Another easy way to estimate how much you need to retire is using an online retirement calculator. These calculators can estimate the retirement nest egg you’ll need based on your savings contributions, your long-term average inflation rate assumption, your long-term average investment returns, and other factors. Here’s a step-by-step guide to using one:

  • Fill out the information in the visible fields. You can use an estimate if you’re not sure of some values.
  • Fill out your annual pretax income, current retirement savings, monthly contributions, your other expected retirement income amounts, and your monthly retirement budget.
  • You can also fill out the optional advanced fields, such as retirement age, life expectancy, inflation rate, average rate of return, and annual cost of living adjustments for your pension, Social Security, and annuity income (if any).
  • The calculator will then provide you with an estimate of how much money you’ll have in retirement and how long your savings will last.

Seek Professional Financial Help

Brad Reichert, a financial expert and the founder and managing director of Reichert Asset Management LLC, offers this advice for retirement planning: 

“It’s always a good idea to search for an experienced, licensed Certified Financial Planner™ (CFP®) practitioner in your area and work with them to complete a financial plan and retirement income analysis when you’re three to four years away from your desired retirement date,” he shares. 

“In addition to running detailed investment and retirement projections for you, your CFP advisor will be able to identify areas of excessive risk or deficiency within your overall financial situation,” Reichert explains.

Working with a financial advisor can also be particularly helpful if you’d like to get personalized money management guidance and advice on complex financial issues, investment strategies, information about potential insurance needs, and assistance in determining your retirement goals based on your current age.

How Much Should You Save for Your Age

Another question many people have is, “How much should I have saved for retirement by age 40, 50, or 60.” Having a precise savings target based on your age has a number of benefits. For one thing, it allows you to figure out how much to contribute to your 401(k), your IRA or Roth IRA, and to your other savings and investment accounts each month.

For many people, it’s important to have a savings target instead of a date. For example, the premise of the financial independence retire early (FIRE) movement is to work until you reach a certain savings target, not until you reach a certain age.

You can also base your savings goals based on the average retirement savings by age in the U.S. and use these numbers as a financial “yardstick” against which you can measure your own personal retirement savings from year to year.

AgeAverage Retirement Savings
Under 35$49,130
35 to 44$141,520
45 to 55$313,220
55 to 64$537,560
65 to 74$609,230

Percentage of Your Salary

It can also be useful to think in terms of putting aside a percentage of your salary towards retirement. A popular approach is to save 15% of your gross salary for retirement starting in your 20s.

This will include your savings across all retirement accounts and employer contributions if you have an employer-sponsored plan that provides matching contributions.

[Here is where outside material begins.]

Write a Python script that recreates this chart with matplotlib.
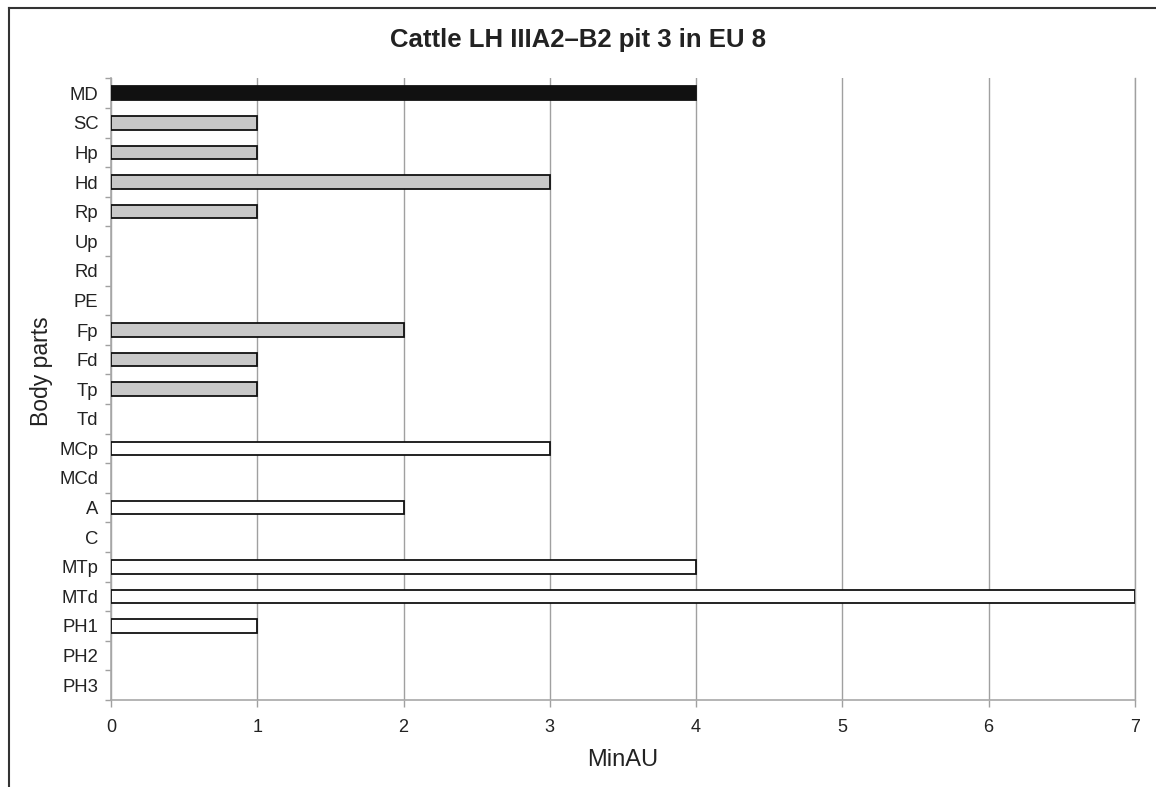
import matplotlib
matplotlib.use("Agg")
import matplotlib.pyplot as plt
from matplotlib.lines import Line2D
import numpy as np

plt.rcParams['font.family'] = ['Liberation Sans', 'DejaVu Sans']

title = "Cattle LH IIIA2\u2013B2 pit 3 in EU 8"
categories = ["MD", "SC", "Hp", "Hd", "Rp", "Up", "Rd", "PE", "Fp", "Fd", "Tp",
              "Td", "MCp", "MCd", "A", "C", "MTp", "MTd", "PH1", "PH2", "PH3"]
minau = [4, 1, 1, 3, 1, 0, 0, 0, 2, 1, 1, 0, 3, 0, 2, 0, 4, 7, 1, 0, 0]
groups = ["head", "upper", "upper", "upper", "upper", "upper", "upper", "upper",
          "upper", "upper", "upper", "upper", "lower", "lower", "lower", "lower",
          "lower", "lower", "lower", "lower", "lower"]
xticks = [0, 1, 2, 3, 4, 5, 6, 7]

group_colors = {"head": "#111111", "upper": "#c8c8c8", "lower": "#ffffff"}

fig = plt.figure(figsize=(11.56, 7.87), dpi=100)
ax = fig.add_axes([0.0960, 0.1106, 0.8858, 0.7897])

n = len(categories)
ypos = np.arange(n)
for y, v, g in zip(ypos, minau, groups):
    if v > 0:
        ax.barh(y, v, height=0.46, color=group_colors[g], edgecolor="#111111",
                linewidth=1.3, zorder=3)

ax.set_ylim(n - 0.5, -0.5)
ax.set_xlim(0, 7)
ax.set_yticks(ypos)
ax.set_yticklabels(categories)
ax.set_yticks(np.arange(n + 1) - 0.5, minor=True)
ax.tick_params(axis='y', which='major', length=0, pad=9, labelsize=13.3, colors="#222222")
ax.tick_params(axis='y', which='minor', length=4, width=1, color="#a0a0a0", direction='out')
ax.set_xticks(xticks)
ax.tick_params(axis='x', length=5, width=1, color="#a0a0a0", pad=9, labelsize=13,
               labelcolor="#222222")
ax.grid(axis='x', color="#a0a0a0", linewidth=1, zorder=0)
ax.spines["top"].set_visible(False)
ax.spines["right"].set_color("#a0a0a0")
ax.spines["right"].set_linewidth(1.0)
for s in ["left", "bottom"]:
    ax.spines[s].set_color("#a8a8a8")
    ax.spines[s].set_linewidth(1.2)

ax.set_xlabel("MinAU", fontsize=17, color="#222222")
ax.xaxis.set_label_coords(0.5, -0.079)
ax.set_ylabel("Body parts", fontsize=16.5, color="#222222")
ax.yaxis.set_label_coords(-0.057, 0.529)
fig.text(0.5, 1 - 47 / 787, title, ha='center', va='baseline', fontsize=18.5,
         fontweight='bold', color="#222222")

# frame lines (top and left) of the original figure box
fig.add_artist(Line2D([9 / 1156, 1.0], [1 - 8 / 787, 1 - 8 / 787], color="#333333",
                      linewidth=1.5, transform=fig.transFigure))
fig.add_artist(Line2D([9 / 1156, 9 / 1156], [0.0, 1 - 8 / 787], color="#333333",
                      linewidth=1.5, transform=fig.transFigure))

fig.savefig("out.png", dpi=100)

Target Retirement Savings Benchmarks

Another recommendation is to save 10 times your after-tax pre-retirement income by age 67 in order to carry and maintain your current lifestyle into your retirement years. While this amount may seem overwhelming, you can follow age-based milestones to stay on track over time:

  • 1 time your income by 30
  • 3 times your income by 40
  • 6 times your income by 50
  • 8 times your income by 60
  • 10 times your income by 67

These milestones are good checkpoints at which to start building, and then keep growing your retirement savings and ensure you’re on the right track.

Where To Keep Your Retirement Savings

If your job offers an employer-sponsored plan, that’s the best place to start your retirement savings. You can fund your Traditional 401(k) or 403(b) plan to get an employer-matching contribution and receive a tax break on your contributions. 

You can also fund your Roth 401(K), if you have one available to you, to get employer-matching contributions and receive a tax break on your withdrawals later on in retirement.  This will give you the extra cash you need to invest and grow. Maxing out your 401(k) is also a good strategy if you have extra funds to put to work each month.

If you don’t have a 401(k) or 403(b) plan at work, or you need to save more than what the plan allows, consider Traditional IRAs, Roth IRAs, and regular brokerage accounts as supplemental ways to save.

Start Saving Early and Minimize Debt To Retire Comfortably

One of the best ways to ensure financial freedom in retirement is to start saving early. If you have debts that are making it difficult to save, pay them down to make room in your budget.

How much do you need to retire? That amount of money you’ll need depends on your lifestyle goals and projected retirement expenses, your personal investment risk tolerance and optimal investment mix, your other fixed-income sources (like pension and Social Security benefits) in retirement, and whether you plan to work part-time at some point during your retirement years. Use one of the benchmarks we’ve discussed in this guide, try to get as close as you can to your savings goals, and assess your progress frequently.

Use a tax-advantaged retirement savings account such as a Traditional IRA, Roth IRA, or tax-deferred annuity to make the most of the money you save.